WHAT IS NEEDED: List all lines of the data containing the word "chart".

RECORDS FOR THE TASK:
BEGIN

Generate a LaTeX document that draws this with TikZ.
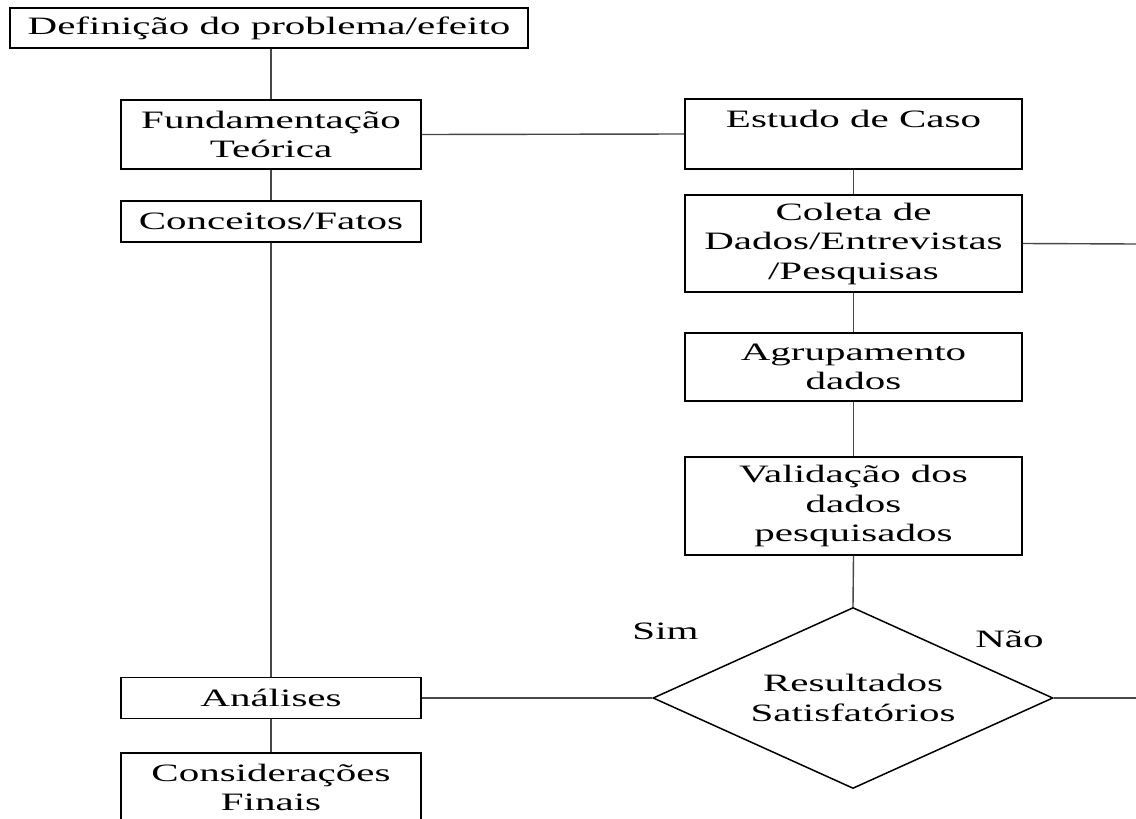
\documentclass[tikz,border=0pt]{standalone}
\usepackage{fontspec}
\setmainfont{Liberation Serif}[FakeStretch=1.64]
\usetikzlibrary{shapes.geometric}
\begin{document}
\begin{tikzpicture}[x=1pt,y=-1pt,
  every node/.style={font=\fontsize{25}{29.5}\selectfont, inner sep=0pt, align=center},
  stepbox/.style={draw=black, line width=1.8pt, fill=white},
  conn/.style={draw=black!72, line width=1.4pt},
  decisionbox/.style={draw=black, line width=1.5pt, diamond, aspect=2.21,
                      minimum width=400pt, minimum height=181pt}]
\path[use as bounding box, clip] (0,0) rectangle (1136,819);
\fill[white] (0,0) rectangle (1136,819);

\coordinate (colR) at (1136,244);
\coordinate (diaR) at (1136,698);

\node[stepbox, minimum width=518pt, minimum height=40pt] (def) at (269,28) {Definição do problema/efeito};
\node[stepbox, minimum width=300pt, minimum height=69pt] (fund) at (271,134.5) {Fundamentação\\Teórica};
\node[stepbox, minimum width=300pt, minimum height=41pt] (conc) at (271,221.5) {Conceitos/Fatos};
\node[stepbox, minimum width=300pt, minimum height=41pt] (anal) at (271,698) {Análises};
\node[stepbox, minimum width=300pt, minimum height=98pt, anchor=north] (cons) at (271,752) {Considerações\\Finais\\~};

\node[stepbox, minimum width=337pt, minimum height=70pt] (est) at (853.5,134) {Estudo de Caso\\~};
\node[stepbox, minimum width=337pt, minimum height=97pt] (col) at (853.5,243.5) {Coleta de\\Dados/Entrevistas\\/Pesquisas};
\node[stepbox, minimum width=337pt, minimum height=68pt] (agr) at (853.5,367) {Agrupamento\\dados};
\node[stepbox, minimum width=337pt, minimum height=98pt] (val) at (853.5,506) {Validação dos\\dados\\pesquisados};
\node[decisionbox] (dia) at (853,698) {Resultados\\Satisfatórios};

\node (sim) at (665.5,631) {Sim};
\node (nao) at (1009.5,639.5) {Não};

\draw[conn] (def.south -| fund.north) -- (fund.north);
\draw[conn] (fund.east) -- (est.west);
\draw[conn] (fund.south) -- (conc.north);
\draw[conn] (conc.south) -- (anal.north);
\draw[conn] (anal.south) -- (cons.north);
\draw[conn] (anal.east) -- (dia.west);
\draw[conn] (est.south) -- (col.north);
\draw[conn] (col.east) -- (colR);
\draw[conn] (col.south) -- (agr.north);
\draw[conn] (agr.south) -- (val.north);
\draw[conn] (val.south) -- (dia.north);
\draw[conn] (dia.east) -- (diaR);
\end{tikzpicture}
\end{document}
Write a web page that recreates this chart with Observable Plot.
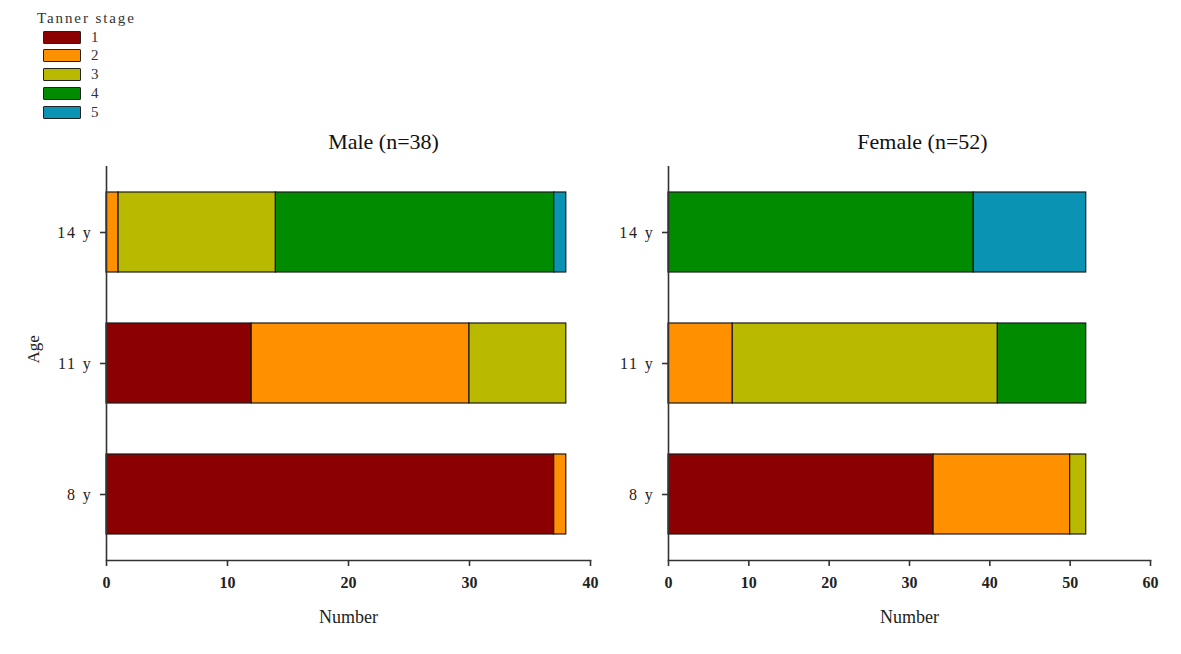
<!DOCTYPE html>
<html>
<head>
<meta charset="utf-8">
<script src="https://cdn.jsdelivr.net/npm/d3@7"></script>
<script src="https://cdn.jsdelivr.net/npm/@observablehq/plot@0.6"></script>
<style>
  html, body { margin: 0; padding: 0; background: #fff; }
  #wrap { position: relative; width: 1181px; height: 654px; font-family: "Liberation Serif", serif; color: #222; }
  .panel { position: absolute; top: 0; }
  .legend { position: absolute; left: 37px; top: 10px; font-size: 15px; }
  .legend .ttl { letter-spacing: 1.9px; height: 17px; line-height: 17px; color: #333; }
  .legend .row { position: absolute; left: 6px; height: 19px; display: flex; align-items: center; }
  .legend .sw { width: 38px; height: 13px; border: 1.5px solid #222; box-sizing: border-box; border-radius: 1px; }
  .legend .lb { margin-left: 10px; font-size: 15px; line-height: 15px; color: #333; }
  svg g[aria-label="y-axis tick label"] text { letter-spacing: 1.8px; }
  svg g[aria-label="x-axis tick label"] text { font-weight: bold; }
</style>
</head>
<body>
<div id="wrap"></div>
<script>
// ---- data ----
const ages = ["14 y", "11 y", "8 y"];
const stages = ["1", "2", "3", "4", "5"];
const stageColors = ["#8b0000", "#ff9000", "#b9b900", "#008b00", "#0b93b3"];
// counts per age (rows: 14 y, 11 y, 8 y), columns: stage 1..5
const maleCounts = [
  [0, 1, 13, 23, 1],
  [12, 18, 8, 0, 0],
  [37, 1, 0, 0, 0]
];
const femaleCounts = [
  [0, 0, 0, 38, 14],
  [0, 8, 33, 11, 0],
  [33, 17, 2, 0, 0]
];
const maleTicks = [0, 10, 20, 30, 40];
const femaleTicks = [0, 10, 20, 30, 40, 50, 60];
const panelTitles = ["Male (n=38)", "Female (n=52)"];

function rows(counts) {
  const out = [];
  counts.forEach((r, i) => r.forEach((n, j) => { if (n > 0) out.push({age: ages[i], stage: stages[j], n}); }));
  return out;
}

const wrap = document.getElementById("wrap");

function panel({counts, ticks, left, width, mLeft, mRight, title, titleDx, showAge}) {
  const plot = Plot.plot({
    width, height: 640,
    marginTop: 166, marginBottom: 80, marginLeft: mLeft, marginRight: mRight,
    style: {fontFamily: "Liberation Serif, serif", fontSize: "16px", color: "#222", background: "transparent"},
    x: {domain: [ticks[0], ticks[ticks.length - 1]]},
    y: {domain: ages, paddingInner: 0.39, paddingOuter: 0.195},
    color: {domain: stages, range: stageColors},
    marks: [
      Plot.barX(rows(counts), {x: "n", y: "age", fill: "stage", stroke: "#1a1a1a", strokeWidth: 1.2}),
      Plot.ruleX([0], {stroke: "#333", strokeWidth: 1.6}),
      Plot.frame({anchor: "bottom", stroke: "#333", strokeWidth: 1.6}),
      Plot.axisX({ticks, tickSize: 6, tickPadding: 10, label: null, stroke: "#333", strokeWidth: 1.6, fontSize: 16, fill: "#222"}),
      Plot.axisY({tickSize: 6, tickPadding: 8, label: null, stroke: "#333", strokeWidth: 1.6, fontSize: 16, fill: "#222"}),
      Plot.text([title], {frameAnchor: "top", dx: titleDx, dy: -25, fontSize: 22, lineAnchor: "middle", fill: "#111"}),
      Plot.text(["Number"], {frameAnchor: "bottom", dy: 57, fontSize: 18, lineAnchor: "middle", fill: "#222"}),
      showAge ? Plot.text(["Age"], {frameAnchor: "left", dx: -73, rotate: -90, fontSize: 17, lineAnchor: "middle", fill: "#222"}) : null
    ]
  });
  plot.classList.add("panel");
  plot.style.left = left + "px";
  wrap.appendChild(plot);
}

panel({counts: maleCounts, ticks: maleTicks, left: 0, width: 620, mLeft: 106, mRight: 30, title: panelTitles[0], titleDx: 35, showAge: true});
panel({counts: femaleCounts, ticks: femaleTicks, left: 560, width: 621, mLeft: 108, mRight: 31, title: panelTitles[1], titleDx: 13, showAge: false});

// legend
const lg = document.createElement("div");
lg.className = "legend";
lg.innerHTML = `<div class="ttl">Tanner stage</div>` + stages.map((s, i) =>
  `<div class="row" style="top:${17.5 + i * 18.8}px"><div class="sw" style="background:${stageColors[i]}"></div><span class="lb">${s}</span></div>`).join("");
wrap.appendChild(lg);
</script>
</body>
</html>
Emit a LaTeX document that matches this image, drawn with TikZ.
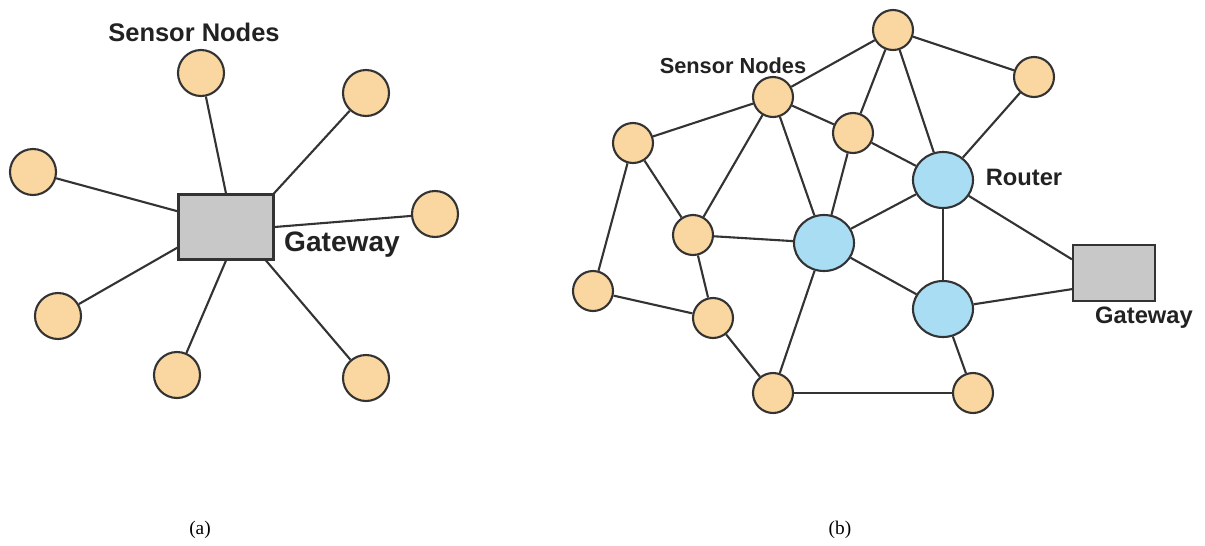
\documentclass[tikz,border=0pt]{standalone}
\usepackage{fontspec}
\setmainfont{Liberation Serif}
\newfontfamily\labelfont{Liberation Sans}
\usepackage{tikz}
\usetikzlibrary{shapes.geometric}
\definecolor{node_orange}{HTML}{FAD7A0}
\definecolor{router_blue}{HTML}{A9DDF3}
\definecolor{gate_grey}{HTML}{C8C8C8}
\definecolor{edge_dark}{HTML}{333333}
\definecolor{text_dark}{HTML}{222222}

\begin{document}
\begin{tikzpicture}[x=0.02cm, y=-0.02cm,
	sensor/.style={circle, draw=edge_dark, line width=1.2pt, fill=node_orange, inner sep=0pt, minimum size=0.8cm},
	bigsensor/.style={sensor, minimum size=0.92cm},
	router/.style={ellipse, draw=edge_dark, line width=1.2pt, fill=router_blue, inner sep=0pt, minimum width=1.2cm, minimum height=1.12cm},
	gateway/.style={rectangle, draw=edge_dark, line width=1.2pt, fill=gate_grey, inner sep=0pt},
	link/.style={draw=edge_dark, line width=1.2pt},
	tag/.style={text=text_dark, inner sep=0pt, font=\labelfont\bfseries},
	caption/.style={inner sep=0pt, font=\fontsize{11}{13}\selectfont}]
	\useasboundingbox (0, 0) rectangle (1205, 545);
	\node[gateway, minimum width=1.9cm, minimum height=1.3cm] (gwA) at (226, 227) {};
	\node[bigsensor] (a1) at (201, 73) {};
	\node[bigsensor] (a2) at (366, 93) {};
	\node[bigsensor] (a3) at (33, 172) {};
	\node[bigsensor] (a4) at (435, 214) {};
	\node[bigsensor] (a5) at (58, 316) {};
	\node[bigsensor] (a6) at (177, 375) {};
	\node[bigsensor] (a7) at (366, 378) {};
	\draw[link] (a1) -- (gwA.north);
	\draw[link] (a2) -- (gwA.35);
	\draw[link] (a3) -- (gwA.162);
	\draw[link] (a4) -- (gwA.east);
	\draw[link] (a5) -- (gwA.203);
	\draw[link] (a6) -- (gwA.south);
	\draw[link] (a7) -- (gwA.-40);
	\node[tag, font=\labelfont\bfseries\fontsize{14.5}{17}\selectfont] (snA) at (194, 32) {Sensor Nodes};
	\node[tag, font=\labelfont\bfseries\fontsize{16}{19}\selectfont] (gtA) at (342, 245) {Gateway};
	\node[caption] (capA) at (200, 530) {(a)};
	\node[sensor] (t) at (893, 30) {};
	\node[sensor] (tr) at (1034, 77) {};
	\node[sensor] (sn) at (773, 97) {};
	\node[sensor] (m) at (853, 133) {};
	\node[sensor] (l1) at (633, 143) {};
	\node[sensor] (l2) at (693, 235) {};
	\node[sensor] (l3) at (593, 291) {};
	\node[sensor] (l4) at (713, 318) {};
	\node[sensor] (b1) at (773, 393) {};
	\node[sensor] (b2) at (973, 393) {};
	\node[router] (r1) at (943, 180) {};
	\node[router] (r2) at (824, 243) {};
	\node[router] (r3) at (943, 309) {};
	\node[gateway, minimum width=1.64cm, minimum height=1.12cm] (gwB) at (1114, 273) {};
	\draw[link] (sn) -- (t);
	\draw[link] (t) -- (tr);
	\draw[link] (t) -- (m);
	\draw[link] (t) -- (r1);
	\draw[link] (sn) -- (l1);
	\draw[link] (sn) -- (m);
	\draw[link] (sn) -- (l2);
	\draw[link] (sn) -- (r2);
	\draw[link] (m) -- (r1);
	\draw[link] (m) -- (r2);
	\draw[link] (tr) -- (r1);
	\draw[link] (l1) -- (l2);
	\draw[link] (l1) -- (l3);
	\draw[link] (l2) -- (r2);
	\draw[link] (l2) -- (l4);
	\draw[link] (l3) -- (l4);
	\draw[link] (l4) -- (b1);
	\draw[link] (b1) -- (r2);
	\draw[link] (b1) -- (b2);
	\draw[link] (r2) -- (r1);
	\draw[link] (r2) -- (r3);
	\draw[link] (r1) -- (r3);
	\draw[link] (r1) -- (gwB.162);
	\draw[link] (r3) -- (gwB.201);
	\draw[link] (r3) -- (b2);
	\node[tag, font=\labelfont\bfseries\fontsize{12.4}{15}\selectfont] (snB) at (733, 66) {Sensor Nodes};
	\node[tag, font=\labelfont\bfseries\fontsize{13.5}{16}\selectfont] (rtB) at (1024, 177) {Router};
	\node[tag, font=\labelfont\bfseries\fontsize{13.5}{16}\selectfont] (gtB) at (1144, 318) {Gateway};
	\node[caption] (capB) at (840, 530) {(b)};
\end{tikzpicture}
\end{document}
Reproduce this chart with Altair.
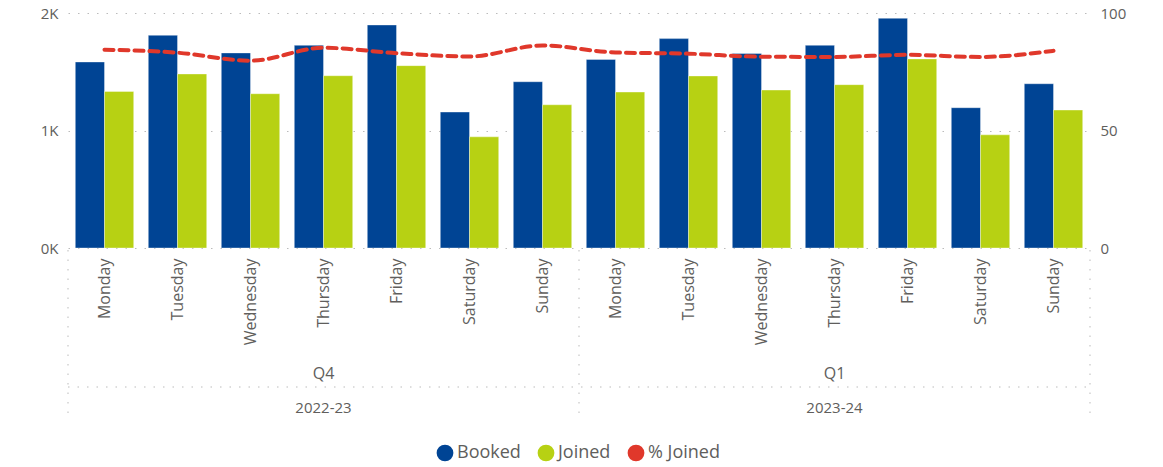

END

FULL SOLUTION:
Write a web page that recreates this chart with Observable Plot.
Reproduce this chart with Altair.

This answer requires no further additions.